Your task: Return the material exactly, first line through the line containing "plt.rcParams['font.family'] = ['Liberation", and nothing more. Pictures stay out.

Stored data:
++++++++

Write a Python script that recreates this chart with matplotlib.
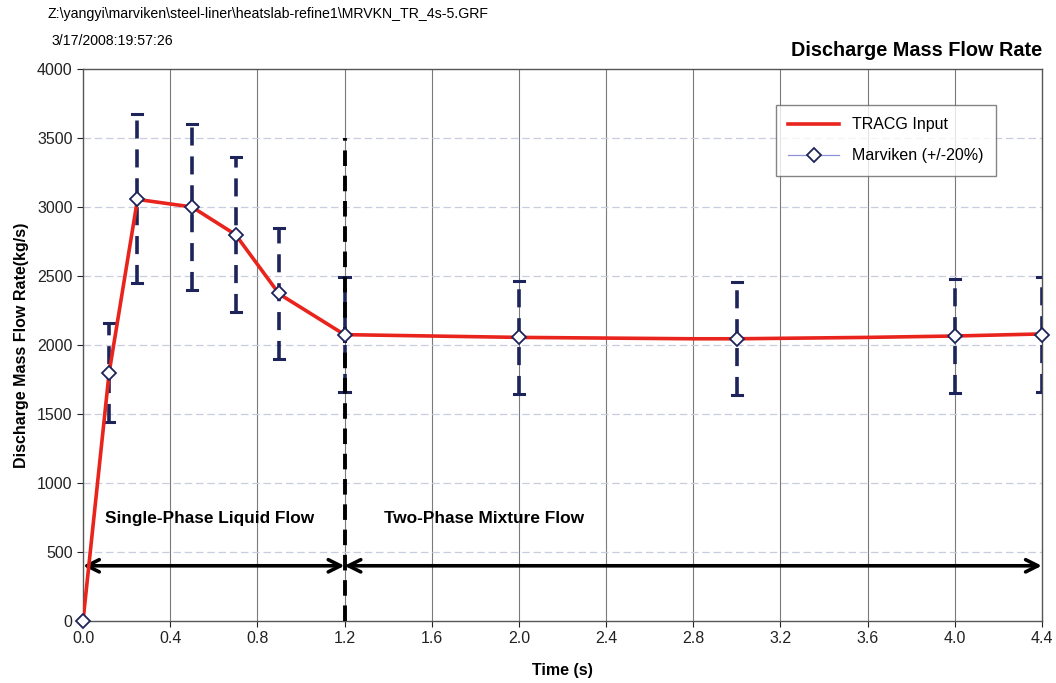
import numpy as np
import matplotlib
matplotlib.use("Agg")
import matplotlib.pyplot as plt
from matplotlib.lines import Line2D

plt.rcParams['font.family'] = ['Liberation Sans', 'DejaVu Sans']

# TRACG Input (red line)
tracg_t = [0.0, 0.12, 0.25, 0.5, 0.7, 0.9, 1.2, 1.6, 2.0, 2.4, 2.8, 3.0, 3.6, 4.0, 4.4]
tracg_q = [0, 1800, 3055, 3000, 2800, 2370, 2075, 2065, 2055, 2050, 2045, 2045, 2055, 2065, 2080]

# Marviken data (+/-20%)
marv_t = [0.0, 0.12, 0.25, 0.5, 0.7, 0.9, 1.2, 2.0, 3.0, 4.0, 4.4]
marv_q = [0, 1800, 3060, 3000, 2800, 2375, 2075, 2055, 2045, 2065, 2075]
err_frac = 0.2

x_ticks = [0.0, 0.4, 0.8, 1.2, 1.6, 2.0, 2.4, 2.8, 3.2, 3.6, 4.0, 4.4]
y_ticks = [0, 500, 1000, 1500, 2000, 2500, 3000, 3500, 4000]

fig = plt.figure(figsize=(10.56, 6.83), dpi=100)
ax = fig.add_axes([0.0786, 0.0908, 0.908, 0.8082])

# grid
for xt in x_ticks[1:-1]:
    ax.axvline(xt, color='#7a7a7a', lw=0.8, zorder=0)
for yt in y_ticks[1:-1]:
    ax.axhline(yt, color='#c8cde0', lw=0.9, ls=(0, (6, 3)), zorder=0)

# error bars (dashed navy)
navy = '#1c2459'
for t, q in zip(marv_t[1:], marv_q[1:]):
    lo, hi = q * (1 - err_frac), q * (1 + err_frac)
    ax.plot([t, t], [lo, hi], color=navy, lw=2.6, ls=(0, (5, 3)), zorder=3)
    ax.plot([t - 0.023, t + 0.023], [hi, hi], color=navy, lw=2.2, zorder=3)
    ax.plot([t - 0.023, t + 0.023], [lo, lo], color=navy, lw=2.2, zorder=3)

# phase boundary
ax.plot([1.2, 1.2], [0, 3500], color='black', lw=2.8, ls=(0, (4, 2.5)), zorder=4)

# arrows
arrow_y = 400
ax.annotate('', xy=(0.0, arrow_y), xytext=(1.2, arrow_y),
            arrowprops=dict(arrowstyle='<->', color='black', lw=2.6,
                            mutation_scale=22, shrinkA=0, shrinkB=0), zorder=5)
ax.annotate('', xy=(1.2, arrow_y), xytext=(4.4, arrow_y),
            arrowprops=dict(arrowstyle='<->', color='black', lw=2.6,
                            mutation_scale=22, shrinkA=0, shrinkB=0), zorder=5)

ax.text(0.1, 740, 'Single-Phase Liquid Flow', fontsize=12.4, fontweight='bold', va='center')
ax.text(1.38, 740, 'Two-Phase Mixture Flow', fontsize=12.4, fontweight='bold', va='center')

# lines
marv_color = '#8c93d8'
ax.plot(marv_t, marv_q, color=marv_color, lw=0.9, zorder=5)
ax.plot(tracg_t, tracg_q, color='#e8241c', lw=2.6, zorder=6)
ax.plot(marv_t, marv_q, ls='none', marker='D', ms=7,
        mfc='white', mec=navy, mew=1.3, zorder=7, clip_on=False)

handles = [Line2D([], [], color='#e8241c', lw=2.6),
           Line2D([], [], color=marv_color, lw=0.9, marker='D', ms=7,
                  mfc='white', mec=navy, mew=1.3)]
labels = ['TRACG Input', 'Marviken (+/-20%)']

ax.set_xlim(0, 4.4)
ax.set_ylim(0, 4000)
ax.set_xticks(x_ticks)
ax.set_xticklabels(['%.1f' % v for v in x_ticks])
ax.set_yticks(y_ticks)
ax.tick_params(labelsize=11.5, length=4, direction='out', colors='#222222')
for s in ax.spines.values():
    s.set_color('#555555')
    s.set_linewidth(1.0)

ax.set_xlabel('Time (s)', fontsize=11.5, fontweight='bold', labelpad=12)
ax.set_ylabel('Discharge Mass Flow Rate(kg/s)', fontsize=11.5, fontweight='bold', labelpad=6)

leg = ax.legend(handles, labels, loc='upper right', bbox_to_anchor=(0.961, 0.95),
                fontsize=11.5, frameon=True, fancybox=False, edgecolor='#666666',
                borderpad=0.8, labelspacing=1.0, handlelength=3.2)
leg.get_frame().set_linewidth(1.0)

fig.text(0.9867, 0.912, 'Discharge Mass Flow Rate', fontsize=14.3, fontweight='bold',
         ha='right', va='bottom')
fig.text(0.045, 0.98, r'Z:\yangyi\marviken\steel-liner\heatslab-refine1\MRVKN_TR_4s-5.GRF',
         fontsize=10.2, ha='left', va='center')
fig.text(0.049, 0.94, '3/17/2008:19:57:26', fontsize=10.2, ha='left', va='center')

fig.savefig('out.png', dpi=100)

++++++++

Reply:
Write a Python script that recreates this chart with matplotlib.
import numpy as np
import matplotlib
matplotlib.use("Agg")
import matplotlib.pyplot as plt
from matplotlib.lines import Line2D

plt.rcParams['font.family'] = ['Liberation Sans', 'DejaVu Sans']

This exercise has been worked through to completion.